Marriage is a very important social institution because life arises from it. Consequently, the government of Canada has a keen interest in protecting marriages to ensure stable population growth and sustainability. Canada has been largely a monogamous nation until immigrants started flocking in from other parts of the world that entertain different forms of marriages. Instances of a marrying more than one person have increased over the last few decades making America’s marital institution highly questionable. Despite strong legal battles against polygamy and associated forms of marriage, it is high time Canada accepted that the society is moving forward and it has to embrace new practices to guarantee peaceful coexistence and social sustainability.
It is crucial to understand the different types of marriages if one is to navigate Canada’s changing social path. According to Religious Tolerance (2019), marriages fall under two broad categories, namely monogamy and polygamy. Monogamy is a union between one man and one woman. Many monogamous marriages are ceremonial such that they involve weddings. On the other hand, polygamy is the union between one man and several women or one woman and several men. It breaks down into polygyny, polyandry, and polyamory. Polygyny is the practice of a man having more than one wife or female partner at a time. Polyandry is the practice of a woman having more than one husband at a time. Polyamory involves intimate relationships with two or more partners subject to consent of the partners involved. Notably, the difference between polyamory and polygyny/polyandry is the question of consent. Some men marry many wives who end up living in conflicts. Polyamory is an ethical, consensual, and responsible union.
Multiple marriages and relationships in Canada have social and cultural consequences. Socially, marriages will ensure that every man and woman can start a family without difficulty. The population of women is higher than that of men, which situation implies that many women could face problems finding their partners if Canada were to emphasize polygamy over other types of marriage (This Is Why, 2018). However, multiple relationships could weaken the social fabric since some people might not have adequate resources to take care of larger families. Multiple marriages will transform Canada’s culture by creating room for immigrants to practice their choice marriages. According to Washburn (2015), the culture of “my marriage, my choice” will take shape in Canada making it one of the most liberal countries around the world.

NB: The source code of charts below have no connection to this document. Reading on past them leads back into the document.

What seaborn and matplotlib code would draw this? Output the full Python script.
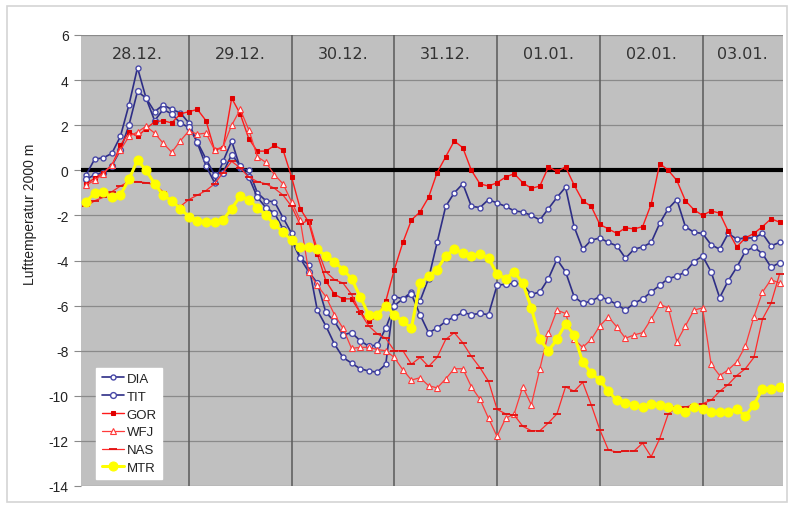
import matplotlib
matplotlib.use("Agg")
import matplotlib.pyplot as plt
import seaborn as sns
import numpy as np
import pandas as pd
from matplotlib.patches import Rectangle

# ---------------- data (2-hourly, hours since 28.12. 00:00) ----------------
hours = list(range(0, 163, 2))

DIA = [-0.2, 0.5, 0.55, 0.75, 1.5, 2.9, 4.55, 3.2, 2.6, 2.9, 2.7, 2.55,
       2.1, 1.2, 0.2, -0.55, 0.4, 1.3, 0.1, 0.0, -1.0, -1.35, -1.4, -2.1,
       -2.8, -3.9, -4.2, -6.2, -6.9, -7.7, -8.3, -8.55, -8.8, -8.9, -8.95, -8.6,
       -5.6, -5.7, -5.4, -5.8, -4.8, -3.2, -1.6, -1.0, -0.6, -1.6, -1.65, -1.3,
       -1.45, -1.6, -1.8, -1.85, -2.0, -2.2, -1.7, -1.2, -0.75, -2.5, -3.5, -3.1,
       -3.0, -3.2, -3.35, -3.9, -3.5, -3.4, -3.2, -2.35, -1.7, -1.3, -2.5, -2.75,
       -2.8, -3.3, -3.5, -2.8, -3.05, -3.0, -3.0, -2.8, -3.35, -3.2]

TIT = [-0.4, -0.2, -0.1, 0.2, 0.9, 2.0, 3.5, 3.2, 2.2, 2.7, 2.5, 2.1,
       1.9, 1.25, 0.5, -0.2, -0.1, 0.7, 0.2, -0.3, -1.2, -1.65, -1.9, -2.6,
       -3.1, -3.9, -4.5, -5.0, -6.3, -6.7, -7.3, -7.2, -7.55, -7.8, -7.75, -7.0,
       -6.0, -5.7, -5.5, -6.4, -7.2, -7.0, -6.7, -6.5, -6.3, -6.4, -6.35, -6.4,
       -5.1, -5.05, -5.0, -5.05, -5.5, -5.4, -4.8, -3.95, -4.5, -5.6, -5.9, -5.8,
       -5.6, -5.75, -5.95, -6.2, -5.9, -5.7, -5.4, -5.1, -4.8, -4.7, -4.5, -4.05,
       -3.8, -4.5, -5.65, -4.9, -4.3, -3.6, -3.4, -3.7, -4.3, -4.1]

GOR = [-0.6, -0.35, -0.1, 0.2, 1.1, 1.7, 1.5, 1.85, 2.15, 2.2, 2.1, 2.5,
       2.6, 2.7, 2.2, 0.9, 1.0, 3.2, 2.5, 1.4, 0.85, 0.85, 1.1, 0.9,
       -0.3, -1.7, -2.3, -3.7, -4.9, -5.5, -5.7, -5.7, -6.3, -6.7, -6.5, -5.8,
       -4.4, -3.2, -2.2, -1.85, -1.2, -0.1, 0.6, 1.3, 1.0, 0.0, -0.6, -0.7,
       -0.55, -0.3, -0.15, -0.55, -0.8, -0.7, 0.15, -0.05, 0.15, -0.65, -1.35, -1.6,
       -2.4, -2.6, -2.8, -2.55, -2.6, -2.5, -1.5, 0.3, 0.0, -0.45, -1.35, -1.75,
       -2.0, -1.8, -1.9, -2.7, -3.4, -3.0, -2.8, -2.5, -2.15, -2.3]

WFJ = [-0.65, -0.45, -0.15, 0.25, 0.9, 1.5, 1.7, 1.95, 1.65, 1.2, 0.8, 1.3,
       1.75, 1.6, 1.65, 0.9, 1.05, 2.0, 2.7, 1.8, 0.6, 0.35, -0.2, -0.6,
       -1.4, -2.2, -4.5, -5.1, -5.6, -6.4, -7.0, -7.9, -7.85, -7.85, -7.95, -8.0,
       -8.3, -8.85, -9.3, -9.2, -9.55, -9.65, -9.25, -8.8, -8.8, -9.6, -10.15, -11.0,
       -11.8, -11.0, -10.8, -9.6, -10.4, -8.8, -7.2, -6.2, -6.35, -7.5, -7.85, -7.5,
       -6.9, -6.5, -6.95, -7.45, -7.3, -7.2, -6.6, -5.95, -6.1, -7.6, -6.9, -6.2,
       -6.1, -8.6, -9.1, -8.85, -8.5, -7.8, -6.5, -5.4, -4.85, -5.0]

NAS = [-1.6, -1.35, -1.2, -0.95, -0.7, -0.5, -0.5, -0.55, -0.65, -0.95, -1.4, -1.6,
       -1.3, -1.1, -0.9, -0.6, -0.1, 0.4, 0.1, -0.3, -0.5, -0.6, -0.8, -1.1,
       -1.6, -2.4, -2.2, -3.5, -4.5, -4.85, -5.0, -5.5, -6.3, -6.9, -7.25, -7.45,
       -8.0, -8.0, -8.6, -8.3, -8.7, -8.3, -7.5, -7.2, -7.65, -8.25, -8.75, -9.35,
       -10.6, -10.8, -10.85, -11.35, -11.55, -11.55, -11.2, -10.8, -9.6, -9.8, -9.4, -10.4,
       -11.5, -12.4, -12.5, -12.45, -12.45, -12.1, -12.7, -11.9, -10.8, -10.5, -10.5, -10.4,
       -10.35, -10.2, -9.8, -9.5, -9.1, -8.8, -8.3, -6.6, -5.9, -4.6]

MTR = [-1.4, -1.0, -0.95, -1.2, -1.1, -0.4, 0.45, 0.0, -0.6, -1.1, -1.35, -1.7,
       -2.05, -2.25, -2.3, -2.3, -2.2, -1.7, -1.15, -1.3, -1.65, -2.0, -2.4, -2.75,
       -3.1, -3.4, -3.4, -3.5, -3.8, -4.05, -4.4, -4.8, -5.6, -6.4, -6.4, -6.0,
       -6.4, -6.7, -7.0, -5.0, -4.7, -4.4, -3.8, -3.5, -3.65, -3.8, -3.7, -3.9,
       -4.6, -4.8, -4.5, -5.0, -6.1, -7.5, -8.0, -7.5, -6.8, -7.3, -8.5, -9.0,
       -9.3, -9.8, -10.2, -10.3, -10.4, -10.5, -10.35, -10.4, -10.5, -10.6, -10.7, -10.5,
       -10.6, -10.7, -10.7, -10.7, -10.6, -10.9, -10.4, -9.7, -9.7, -9.6]

day_labels = ["28.12.", "29.12.", "30.12.", "31.12.", "01.01.", "02.01.", "03.01."]
y_ticks = [-14, -12, -10, -8, -6, -4, -2, 0, 2, 4, 6]

# ---------------- styling ----------------
sns.set_theme(style="white")
plt.rcParams["font.family"] = ["Liberation Sans", "DejaVu Sans"]
plt.rcParams["axes.unicode_minus"] = False

fig = plt.figure(figsize=(7.88, 5.06), dpi=100)
ax = fig.add_axes([81 / 788, 1 - 487 / 506, (783 - 81) / 788, (487 - 36) / 506])
ax.set_facecolor("#c0c0c0")

# outer frame
fig.patches.append(Rectangle((7 / 788, 3 / 506), 780 / 788, 496 / 506,
                             transform=fig.transFigure, fill=False,
                             edgecolor="#d4d4d4", linewidth=1.2))

# grid
for yv in y_ticks:
    ax.axhline(yv, color="#8a8a8a", linewidth=0.9, zorder=1)
for d in range(1, 7):
    ax.axvline(d * 24, color="#5a5a5a", linewidth=1.1, zorder=1)
ax.axhline(0, color="black", linewidth=3, zorder=2)

styles = [
    ("DIA", DIA, dict(color="#2e2e86", marker="o", markersize=3.6, markerfacecolor="white",
                      markeredgecolor="#4848a8", markeredgewidth=1.0, linewidth=1.2)),
    ("TIT", TIT, dict(color="#2e2e86", marker="o", markersize=4.2, markerfacecolor="white",
                      markeredgecolor="#4848a8", markeredgewidth=1.0, linewidth=1.2)),
    ("GOR", GOR, dict(color="#ff1a1a", marker="s", markersize=3.2, markerfacecolor="#e00000",
                      markeredgecolor="#e00000", linewidth=1.0)),
    ("WFJ", WFJ, dict(color="#ff3a3a", marker="^", markersize=4.0, markerfacecolor="white",
                      markeredgecolor="#ff3a3a", markeredgewidth=0.8, linewidth=0.9)),
    ("NAS", NAS, dict(color="#ff2a2a", marker="_", markersize=6, markeredgecolor="#e01010",
                      markeredgewidth=1.3, linewidth=0.9)),
    ("MTR", MTR, dict(color="#ffff00", marker="o", markersize=6.5, markerfacecolor="#ffff00",
                      markeredgecolor="#ffff00", linewidth=2.2)),
]

for i, (name, vals, kw) in enumerate(styles):
    sns.lineplot(x=hours, y=vals, ax=ax, label=name, zorder=3 + i, **kw)

ax.set_xlim(-1.2, 162.8)
ax.set_ylim(-14, 6)
ax.set_yticks(y_ticks)
ax.set_yticklabels([str(v) for v in y_ticks])
ax.set_xticks([])
ax.tick_params(axis="y", direction="out", length=5, width=0.8, color="#8a8a8a",
               labelsize=10, labelcolor="#222222", pad=4, left=True)
for s in ax.spines.values():
    s.set_visible(False)

ax.set_xlabel("")
ax.set_ylabel("Lufttemperatur 2000 m", fontsize=10, color="#222222")
ax.yaxis.set_label_coords(-0.063, 0.605)

# day labels
for i, lab in enumerate(day_labels):
    xc = i * 24 + (12 if i < 6 else (162.8 - 144) / 2)
    ax.text(xc, 5.2, lab, ha="center", va="center", fontsize=11.5,
            color="#333333", family="DejaVu Sans", zorder=10)

leg = ax.legend(loc="lower left", bbox_to_anchor=(0.022, 0.015), frameon=True,
                fontsize=9.5, handlelength=1.7, handletextpad=0.2,
                labelspacing=0.42, borderpad=0.4, borderaxespad=0)
leg.get_frame().set_facecolor("white")
leg.get_frame().set_edgecolor("white")
leg.get_frame().set_alpha(1)
leg.get_frame().set_boxstyle("square", pad=0)
for t in leg.get_texts():
    t.set_color("#222222")

fig.savefig("out.png", dpi=100)
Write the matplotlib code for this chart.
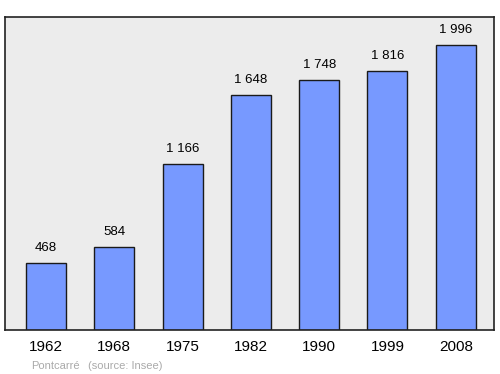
import matplotlib

matplotlib.use("Agg")
import matplotlib.pyplot as plt

years = ["1962", "1968", "1975", "1982", "1990", "1999", "2008"]
population = [468, 584, 1166, 1648, 1748, 1816, 1996]
value_labels = ["468", "584", "1 166", "1 648", "1 748", "1 816", "1 996"]

plt.rcParams["font.family"] = ["Liberation Sans", "DejaVu Sans"]

fig = plt.figure(figsize=(5, 3.74), dpi=100)
ax = fig.add_axes([0.01, 0.1176, 0.978, 0.837])
ax.set_facecolor("#ececec")

x = range(len(years))
ax.bar(x, population, width=0.585, color="#7799ff", edgecolor="#1a1a1a", linewidth=1)

for i, (v, lab) in enumerate(zip(population, value_labels)):
    ax.annotate(lab, (i, v), xytext=(0, 15), textcoords="offset pixels",
                ha="center", va="center", fontsize=9.5)

ax.set_xlim(-0.6, 6.56)
ax.set_ylim(0, 2192)
ax.set_xticks(list(x))
ax.set_xticklabels(years, fontsize=11)
ax.tick_params(axis="x", length=0, pad=7)
ax.set_yticks([])

for s in ax.spines.values():
    s.set_color("#222222")
    s.set_linewidth(1.2)

fig.text(0.062, 0.014, "Pontcarré", color="#aaaaaa", fontsize=8, ha="left")
fig.text(0.175, 0.014, "(source: Insee)", color="#aaaaaa", fontsize=8, ha="left")

fig.savefig("out.png", dpi=100, facecolor="white")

Canada judicial system should not be too harsh on multiple marriages despite the legal provisions it seeks to guard. More recently, the courts sentenced two British Columbian men house arrest for allegedly taking part in polygamy for more than a century. Winston Blackmore had married 24 women and had at least 146 children. James Oler also married five women. The two men landed their sentences in addition to 12 months’ probation and several hours of community service (Reuters, 2018). In a different ruling, the Chief Justice of British Columbia declared polyamorous households illegal unless they performed some marriage ceremony or a sanctioning event (Alan, 2011). Such developments in the legal trajectory are uncalled for owing to the fast changing face of Canada’s social fabric. In the view of Xu (2011), legal wars will only create tensions in the society and eventually spark a cultural revolution the way it happened in China.
Polygamy is healthy for Canada since the society is heading into that direction. When people enter marital relationships, they do so as adults and they understand the consequences of their actions. Regulating adult affairs becomes contentious especially when love is involved. As a result, the law should allow Canadians to choose their unions freely without being subjected to requirements that go against their will. The future of Canada will foresee social forces winning against legal restrictions. Canadians have what it takes to walk the path of Cultural Revolution if that will help them to secure their marriages.
- Alan, M. (2011). “Canada polygamy ruling: Win, loss, or draw?” Poly in the Media. Retrieved from https://polyinthemedia.blogspot.com/2011/11/canada-polygamy-ruling-win-loss-or-draw.html
- Religious Tolerance (2019). “Plural marriage.” Retrieved from www.religioustolerance.org/polygamy.html
- Reuters (2018). “House arrest for polygamy pair after Canada’s first convictions in a century.” Retrieved from https://www.theguardian.com/world/2018/jun/27/house-arrest-for-polygamy-pair-after-canadas-first-convictions-in-a-century
- This Is Why (2018). “Canada’s problem with polygamy.” Retrieved from https://globalnews.ca/news/4303067/why-polygamy-illegal-canada/
- Washburn, R. A. (2015). Freedom of marriage: an analysis of positive and negative rights. Washington University Jurisprudence Review, 8(1), 87-114.
- Xu, W. (2011). From marriage revolution to revolutionary marriage: marriage practice of the Chinese Communist Party in modern era, 1910s-1950s. A thesis submitted to the University of Western Ontario.